A diagram depicts a cloud-based interconnection system. The left section labeled "Physical Input" shows a red car, icons for various sensors, and a physical driving scene. The middle section labeled "Digital Twins" includes a digital outline of a car, icons for various processes, and an image of a digital car interface. The right section labeled "AR/VR Gaming Engine" features a red car, AR/VR icons, and a VR driving scene. The sections are interconnected via a cloud at the top and arrows indicating data flow from physical input to digital twins and then to the AR/VR gaming engine. The SMILES Lab logo is at the top right.

Our research group is developing various tools, such as virtual ‘digital twins’ and a visual question-answer system, to teach the complexity of interdisciplinary subjects such as cybersecurity in automobiles. This process will enable students to have a VR experience of the complex ways that IoT sensors, driving systems, and the networks of systems and software in and out of the vehicle interact in a physical vehicle.
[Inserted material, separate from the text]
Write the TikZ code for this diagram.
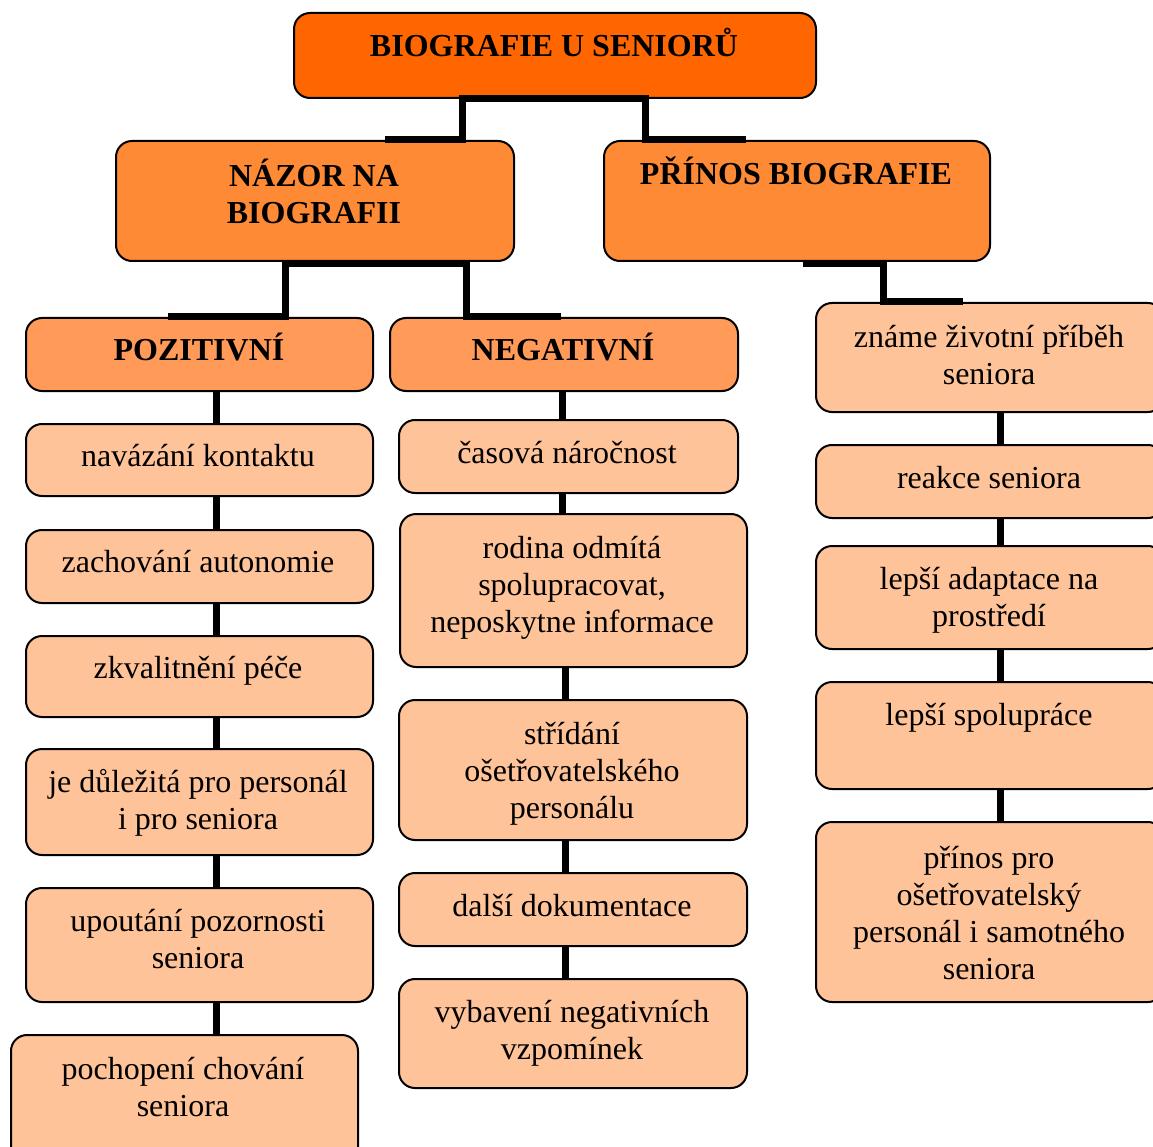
\documentclass[tikz,border=0pt]{standalone}
\usepackage{fontspec}
\setmainfont{Liberation Serif}
\definecolor{lvlA}{HTML}{FF6600}
\definecolor{lvlB}{HTML}{FF8A35}
\definecolor{lvlC}{HTML}{FF9A58}
\definecolor{lvlD}{HTML}{FFC399}
\tikzset{
  box/.style={draw=black, line width=2pt, rounded corners=16pt, anchor=north west, inner sep=0pt},
  conn/.style={line width=7pt, draw=black},
  txt/.style={font=\fontsize{32}{37}\selectfont, align=center, inner sep=0pt},
  head/.style={font=\fontsize{32}{37}\selectfont\bfseries, align=center, inner sep=0pt},
}
\begin{document}
\begin{tikzpicture}[x=1pt,y=-1pt]
\clip (0,0) rectangle (1153,1147);
\fill[white] (0,0) rectangle (1153,1147);

% --- boxes ---
\node[box, fill=lvlA, minimum width=522pt, minimum height=85pt] (top) at (293,12) {};
\node[box, fill=lvlB, minimum width=398pt, minimum height=120pt] (nazor) at (115,140) {};
\node[box, fill=lvlB, minimum width=386pt, minimum height=120pt] (prinos) at (603,140) {};
\node[box, fill=lvlC, minimum width=347pt, minimum height=73pt] (poz) at (25,317) {};
\node[box, fill=lvlC, minimum width=348pt, minimum height=73pt] (neg) at (389,317) {};

% positive column
\node[box, fill=lvlD, minimum width=347pt, minimum height=72pt] (p1) at (25,423) {};
\node[box, fill=lvlD, minimum width=347pt, minimum height=73pt] (p2) at (25,529) {};
\node[box, fill=lvlD, minimum width=347pt, minimum height=81pt] (p3) at (25,635) {};
\node[box, fill=lvlD, minimum width=347pt, minimum height=106pt] (p4) at (25,748) {};
\node[box, fill=lvlD, minimum width=347pt, minimum height=114pt] (p5) at (25,887) {};
\node[box, fill=lvlD, minimum width=347pt, minimum height=130pt] (p6) at (10,1034) {};

% negative column
\node[box, fill=lvlD, minimum width=339pt, minimum height=73pt] (n1) at (398,419) {};
\node[box, fill=lvlD, minimum width=347pt, minimum height=153pt] (n2) at (399,513) {};
\node[box, fill=lvlD, minimum width=348pt, minimum height=140pt] (n3) at (398,699) {};
\node[box, fill=lvlD, minimum width=348pt, minimum height=73pt] (n4) at (398,872) {};
\node[box, fill=lvlD, minimum width=348pt, minimum height=109pt] (n5) at (398,978) {};

% benefit column
\node[box, fill=lvlD, minimum width=348pt, minimum height=109pt] (r1) at (815,302) {};
\node[box, fill=lvlD, minimum width=348pt, minimum height=73pt] (r2) at (815,444) {};
\node[box, fill=lvlD, minimum width=348pt, minimum height=103pt] (r3) at (815,545) {};
\node[box, fill=lvlD, minimum width=348pt, minimum height=107pt] (r4) at (815,681) {};
\node[box, fill=lvlD, minimum width=348pt, minimum height=180pt] (r5) at (815,821) {};

% --- texts ---
\node[head] (ttop) at (554,42) {BIOGRAFIE U SENIORŮ};
\node[head] (tnazor) at (314,191) {NÁZOR NA\\BIOGRAFII};
\node[head] (tprinos) at (796,171) {PŘÍNOS BIOGRAFIE};
\node[head] (tpoz) at (199,347) {POZITIVNÍ};
\node[head] (tneg) at (563,347) {NEGATIVNÍ};

\node[txt] (tp1) at (198,456) {navázání kontaktu};
\node[txt] (tp2) at (198,562) {zachování autonomie};
\node[txt] (tp3) at (198,671) {zkvalitnění péče};
\node[txt] (tp4) at (198,803) {je důležitá pro personál\\i pro seniora};
\node[txt] (tp5) at (198,939) {upoutání pozornosti\\seniora};
\node[txt] (tp6) at (183,1087) {pochopení chování\\seniora};

\node[txt] (tn1) at (567,453) {časová náročnost};
\node[txt] (tn2) at (572,588) {rodina odmítá\\spolupracovat,\\neposkytne informace};
\node[txt] (tn3) at (572,774) {střídání\\ošetřovatelského\\personálu};
\node[txt] (tn4) at (572,906) {další dokumentace};
\node[txt] (tn5) at (572,1033) {vybavení negativních\\vzpomínek};

\node[txt] (tr1) at (989,355) {známe životní příběh\\seniora};
\node[txt] (tr2) at (989,478) {reakce seniora};
\node[txt] (tr3) at (989,600) {lepší adaptace na\\prostředí};
\node[txt] (tr4) at (989,718) {lepší spolupráce};
\node[txt] (tr5) at (989,913) {přínos pro\\ošetřovatelský\\personál i samotného\\seniora};

% --- connectors ---
\draw[conn] (top.south -| 543,0) -| (nazor.north -| 462,0) -- (nazor.north -| 385,0);
\draw[conn] (top.south -| 543,0) -| (prinos.north -| 645,0) -- (prinos.north -| 746,0);
\draw[conn] ([yshift=-2pt]nazor.south -| 356,0) -| (poz.north -| 285,0) -- (poz.north -| 168,0);
\draw[conn] ([yshift=-2pt]nazor.south -| 356,0) -| (neg.north -| 466,0) -- (neg.north -| 561,0);
\draw[conn] ([yshift=-2pt]prinos.south -| 803,0) -| (r1.north -| 883,0) -- (r1.north -| 963,0);

\draw[conn] (poz.south -| 216,0) -- (p1.north -| 216,0);
\draw[conn] (p1.south -| 216,0) -- (p2.north -| 216,0);
\draw[conn] (p2.south -| 216,0) -- (p3.north -| 216,0);
\draw[conn] (p3.south -| 216,0) -- (p4.north -| 216,0);
\draw[conn] (p4.south -| 216,0) -- (p5.north -| 216,0);
\draw[conn] (p5.south -| 216,0) -- (p6.north -| 216,0);

\draw[conn] (neg.south -| 562,0) -- (n1.north -| 562,0);
\draw[conn] (n1.south -| 562,0) -- (n2.north -| 562,0);
\draw[conn] (n2.south -| 565,0) -- (n3.north -| 565,0);
\draw[conn] (n3.south -| 565,0) -- (n4.north -| 565,0);
\draw[conn] (n4.south -| 565,0) -- (n5.north -| 565,0);

\draw[conn] (r1.south -| 1000,0) -- (r2.north -| 1000,0);
\draw[conn] (r2.south -| 1000,0) -- (r3.north -| 1000,0);
\draw[conn] (r3.south -| 1000,0) -- (r4.north -| 1000,0);
\draw[conn] (r4.south -| 1000,0) -- (r5.north -| 1000,0);
\end{tikzpicture}
\end{document}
In summary, using neurosymbolic logic, AI, and the flipped classroom, we’re working on redesigning classes from the ground up, starting with a new offering in automotive cybersecurity. The class will feature hands-on exercises on the digital twin of a real car system and will also offer 24/7 assistance with a chatbot based on a large language model like chatGPT.

Detecting Malicious Behavior in Android Apps | Halil Bisgin

Mobile apps are at the center of everyone’s daily lives, and users give them access to their personal data. Therefore, it is important to develop methods for figuring out how much an app can detect and collect from its users, and whether that access is in line with their expectations of privacy. Several methods have been devised to determine app intrusiveness, including analysis of their descriptions and conformity with their programmed behavior. Most of the existing approaches depend on static analysis, which is not easily done on the go. To this end, we aim to develop machine learning solutions and artificial intelligence solutions to determine whether an app is intrusive based on the app features, which range from its source code to its description, which can allow users to make decisions before downloading. 

Coalescing Research into Modular and Safe Educational  Cybersecurity Labs with AI Solutions | Halil Bisgin

The demand for cybersecurity professionals is surging, with a projected increase of over 35% in jobs over the next decade, according to the US Department of Labor’s BLS. Simultaneously, advancements in Artificial Intelligence (AI), Data Science (DS), and Machine Learning (ML) are reshaping industries and creating challenges, notably job displacement for the under-skilled. This project aims to address the critical need to integrate AI/DS/ML into cybersecurity education to meet these evolving demands. We are developing a methodology that enables instructors and researchers to transform their work into practical, safe, and interactive teaching labs, enhancing student learning across various cybersecurity topics. Our initiative aims to integrate AI, DS, and ML techniques into interactive labs to address current cybersecurity challenges effectively.